## START Exercise materials

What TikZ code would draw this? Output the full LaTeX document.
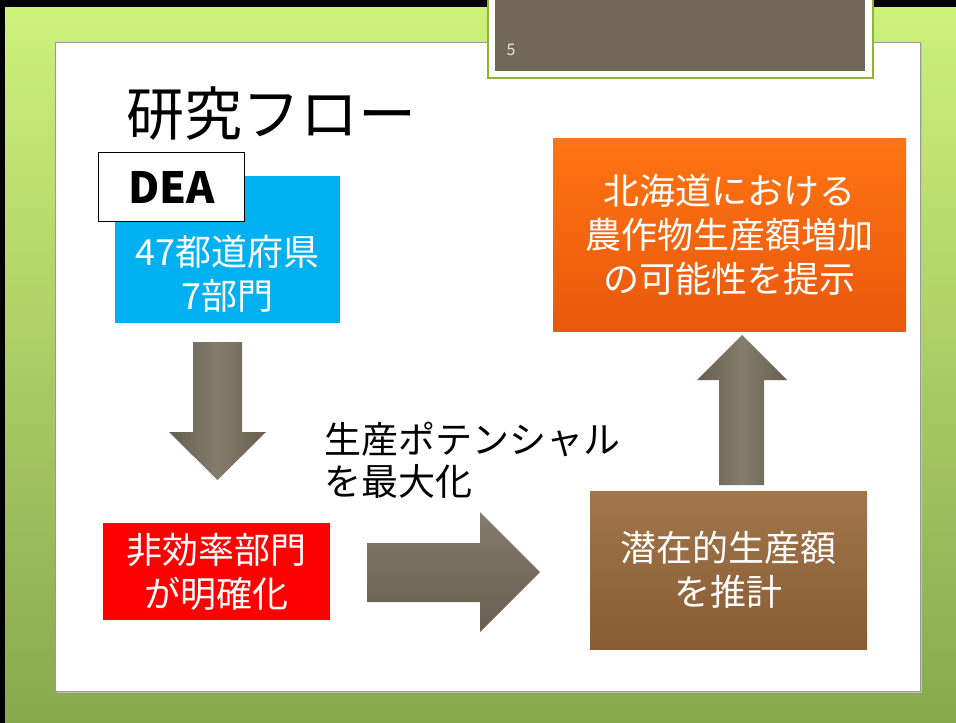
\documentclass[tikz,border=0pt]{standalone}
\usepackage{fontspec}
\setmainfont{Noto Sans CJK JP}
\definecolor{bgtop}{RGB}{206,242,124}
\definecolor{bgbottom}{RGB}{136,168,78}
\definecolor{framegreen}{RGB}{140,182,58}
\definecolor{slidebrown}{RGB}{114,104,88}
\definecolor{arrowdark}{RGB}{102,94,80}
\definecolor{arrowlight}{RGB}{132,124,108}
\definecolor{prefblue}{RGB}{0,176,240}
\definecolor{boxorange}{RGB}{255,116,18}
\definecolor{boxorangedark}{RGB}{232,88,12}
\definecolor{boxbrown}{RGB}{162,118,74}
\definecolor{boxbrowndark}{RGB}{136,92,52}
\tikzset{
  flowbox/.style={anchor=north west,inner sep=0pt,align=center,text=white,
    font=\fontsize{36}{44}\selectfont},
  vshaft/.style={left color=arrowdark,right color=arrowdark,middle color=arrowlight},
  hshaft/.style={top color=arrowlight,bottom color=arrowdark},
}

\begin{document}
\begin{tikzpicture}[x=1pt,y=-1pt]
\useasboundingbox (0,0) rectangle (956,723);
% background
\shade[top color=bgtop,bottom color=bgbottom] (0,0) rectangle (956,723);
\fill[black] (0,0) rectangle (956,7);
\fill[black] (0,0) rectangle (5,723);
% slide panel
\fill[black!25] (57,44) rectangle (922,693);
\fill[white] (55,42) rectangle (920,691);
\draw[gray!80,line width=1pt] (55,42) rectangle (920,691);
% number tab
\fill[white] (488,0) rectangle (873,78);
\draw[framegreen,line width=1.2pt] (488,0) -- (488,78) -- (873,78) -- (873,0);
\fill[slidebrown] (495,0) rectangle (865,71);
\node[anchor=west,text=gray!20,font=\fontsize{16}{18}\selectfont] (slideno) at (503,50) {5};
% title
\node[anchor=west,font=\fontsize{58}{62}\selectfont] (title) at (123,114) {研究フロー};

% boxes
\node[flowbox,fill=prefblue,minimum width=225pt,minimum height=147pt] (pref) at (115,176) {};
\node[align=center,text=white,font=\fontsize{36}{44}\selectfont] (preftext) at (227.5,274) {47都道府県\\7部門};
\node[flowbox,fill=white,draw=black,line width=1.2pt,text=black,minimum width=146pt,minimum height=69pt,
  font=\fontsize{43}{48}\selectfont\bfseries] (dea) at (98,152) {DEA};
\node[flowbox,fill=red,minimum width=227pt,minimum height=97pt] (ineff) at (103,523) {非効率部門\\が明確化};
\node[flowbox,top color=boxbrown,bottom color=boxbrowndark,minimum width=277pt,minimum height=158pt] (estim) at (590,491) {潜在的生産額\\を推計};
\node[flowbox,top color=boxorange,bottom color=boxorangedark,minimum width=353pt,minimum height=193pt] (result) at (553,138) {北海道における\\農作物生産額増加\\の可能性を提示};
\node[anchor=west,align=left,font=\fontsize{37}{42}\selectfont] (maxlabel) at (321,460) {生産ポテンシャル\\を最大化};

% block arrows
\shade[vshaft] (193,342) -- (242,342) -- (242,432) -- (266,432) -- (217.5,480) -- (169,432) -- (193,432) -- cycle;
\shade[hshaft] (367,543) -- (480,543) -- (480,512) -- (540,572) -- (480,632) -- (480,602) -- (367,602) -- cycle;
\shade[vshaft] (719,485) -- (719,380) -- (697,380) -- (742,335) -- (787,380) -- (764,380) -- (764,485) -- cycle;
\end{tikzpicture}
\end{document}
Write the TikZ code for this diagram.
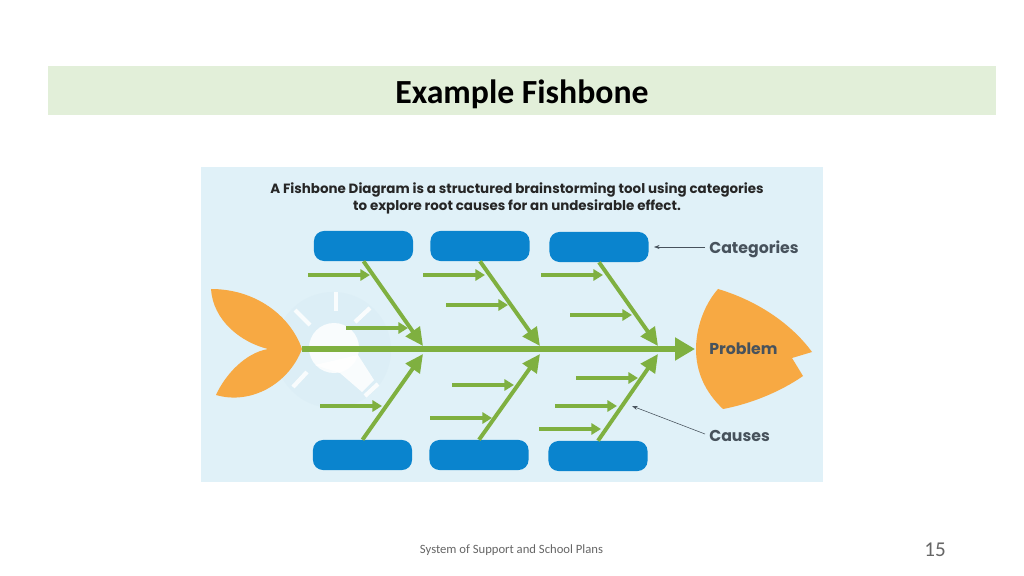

## END Exercise materials

Leave out the pictures and transcribe everything else exactly.

What TikZ code would draw this? Output the full LaTeX document.
\documentclass[tikz,border=0pt]{standalone}
\usepackage{fontspec}
\setmainfont{Noto Sans CJK JP}
\definecolor{bgtop}{RGB}{206,242,124}
\definecolor{bgbottom}{RGB}{136,168,78}
\definecolor{framegreen}{RGB}{140,182,58}
\definecolor{slidebrown}{RGB}{114,104,88}
\definecolor{arrowdark}{RGB}{102,94,80}
\definecolor{arrowlight}{RGB}{132,124,108}
\definecolor{prefblue}{RGB}{0,176,240}
\definecolor{boxorange}{RGB}{255,116,18}
\definecolor{boxorangedark}{RGB}{232,88,12}
\definecolor{boxbrown}{RGB}{162,118,74}
\definecolor{boxbrowndark}{RGB}{136,92,52}
\tikzset{
  flowbox/.style={anchor=north west,inner sep=0pt,align=center,text=white,
    font=\fontsize{36}{44}\selectfont},
  vshaft/.style={left color=arrowdark,right color=arrowdark,middle color=arrowlight},
  hshaft/.style={top color=arrowlight,bottom color=arrowdark},
}

\begin{document}
\begin{tikzpicture}[x=1pt,y=-1pt]
\useasboundingbox (0,0) rectangle (956,723);
% background
\shade[top color=bgtop,bottom color=bgbottom] (0,0) rectangle (956,723);
\fill[black] (0,0) rectangle (956,7);
\fill[black] (0,0) rectangle (5,723);
% slide panel
\fill[black!25] (57,44) rectangle (922,693);
\fill[white] (55,42) rectangle (920,691);
\draw[gray!80,line width=1pt] (55,42) rectangle (920,691);
% number tab
\fill[white] (488,0) rectangle (873,78);
\draw[framegreen,line width=1.2pt] (488,0) -- (488,78) -- (873,78) -- (873,0);
\fill[slidebrown] (495,0) rectangle (865,71);
\node[anchor=west,text=gray!20,font=\fontsize{16}{18}\selectfont] (slideno) at (503,50) {5};
% title
\node[anchor=west,font=\fontsize{58}{62}\selectfont] (title) at (123,114) {研究フロー};

% boxes
\node[flowbox,fill=prefblue,minimum width=225pt,minimum height=147pt] (pref) at (115,176) {};
\node[align=center,text=white,font=\fontsize{36}{44}\selectfont] (preftext) at (227.5,274) {47都道府県\\7部門};
\node[flowbox,fill=white,draw=black,line width=1.2pt,text=black,minimum width=146pt,minimum height=69pt,
  font=\fontsize{43}{48}\selectfont\bfseries] (dea) at (98,152) {DEA};
\node[flowbox,fill=red,minimum width=227pt,minimum height=97pt] (ineff) at (103,523) {非効率部門\\が明確化};
\node[flowbox,top color=boxbrown,bottom color=boxbrowndark,minimum width=277pt,minimum height=158pt] (estim) at (590,491) {潜在的生産額\\を推計};
\node[flowbox,top color=boxorange,bottom color=boxorangedark,minimum width=353pt,minimum height=193pt] (result) at (553,138) {北海道における\\農作物生産額増加\\の可能性を提示};
\node[anchor=west,align=left,font=\fontsize{37}{42}\selectfont] (maxlabel) at (321,460) {生産ポテンシャル\\を最大化};

% block arrows
\shade[vshaft] (193,342) -- (242,342) -- (242,432) -- (266,432) -- (217.5,480) -- (169,432) -- (193,432) -- cycle;
\shade[hshaft] (367,543) -- (480,543) -- (480,512) -- (540,572) -- (480,632) -- (480,602) -- (367,602) -- cycle;
\shade[vshaft] (719,485) -- (719,380) -- (697,380) -- (742,335) -- (787,380) -- (764,380) -- (764,485) -- cycle;
\end{tikzpicture}
\end{document}
Write the TikZ code for this diagram.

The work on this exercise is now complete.